Bleibt die schwierigste aller Fragen: Wenn das Gericht die EZB-Interventionen tatsächlich für rechtswidrig hält - was dann? Die gängigste Antwort lautet: Karlsruhe müsste den Fall zunächst dem Europäischen Gerichtshof in Luxemburg vorlegen, weil nur dort verbindlich über die Auslegung von EU-Recht entschieden werden kann. Nur werden in Karlsruhe eben nicht allein juristische, sondern auch strategische Überlegungen angestellt: Wie reagiert man, wenn der EU-Gerichtshof - wie erwartet wird - das Handeln der EZB als rechtens ansieht? Klein beigeben? Einen Krieg der Gerichtshöfe vom Zaun brechen? Beides will man im Moment eher nicht.

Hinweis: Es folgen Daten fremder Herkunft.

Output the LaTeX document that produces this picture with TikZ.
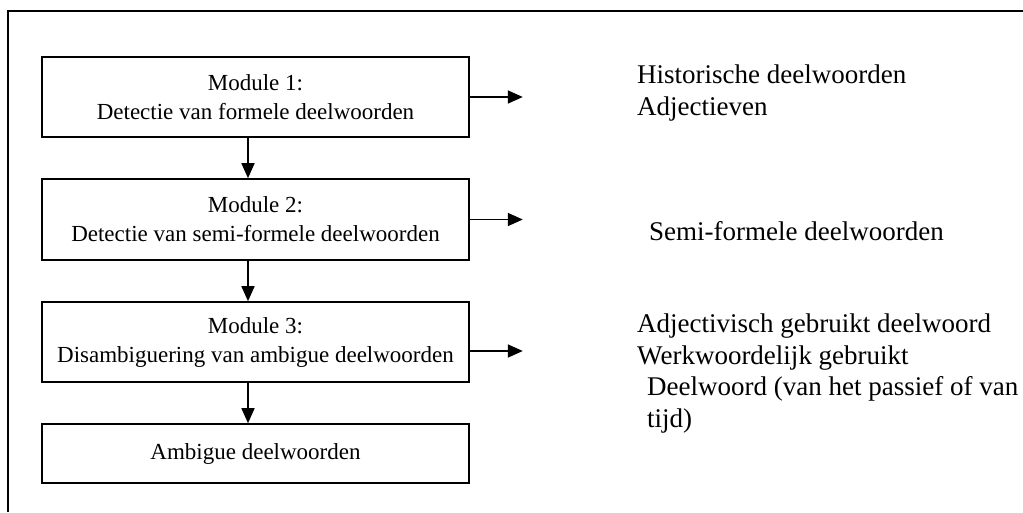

Deshalb wird in Karlsruhe - wie schon bei den früheren Rettungsschirmverfahren - auch über schonendere Wege nachgedacht, um der EZB die Grenzen aufzuzeigen, ohne gleich ökonomische oder justizielle Verheerungen anzurichten. Der Bundestag als Sachwalter scheidet diesmal freilich aus, er ist längst bis unter die Reichstagskuppel mit Beteiligungsrechten hochgerüstet. Weshalb man nun gelegentlich das Stichwort Bundesbank hört. Immerhin steht sie im Grundgesetz-Artikel 88 und hätte damit ebenfalls eine Art europäischer Integrationsverantwortung. Wie sich ihre Rolle als kritischer Begleiter der Euro-Rettung aufwerten ließe, dazu fehlt den Beteiligten derzeit allerdings die Vorstellungskraft; der Bundesbankpräsident sitzt ja bereits im EZB-Rat.

Und warum hält sich Karlsruhe nicht überhaupt aus der Sache raus, wie andere Gerichtshöfe dies tun, wenn es zu politisch oder zu ökonomisch wird? Bei einem Symposium wurde vergangenen Freitag Gerichtspräsident Andreas Voßkuhle mit dieser Frage konfrontiert - ganz allgemein, nicht auf die EZB bezogen. Seine Antwort: Das Gericht entziehe sich nicht, nur weil es schwierig werde und Kritik zu erwarten sei. Darauf beruhe seine Reputation.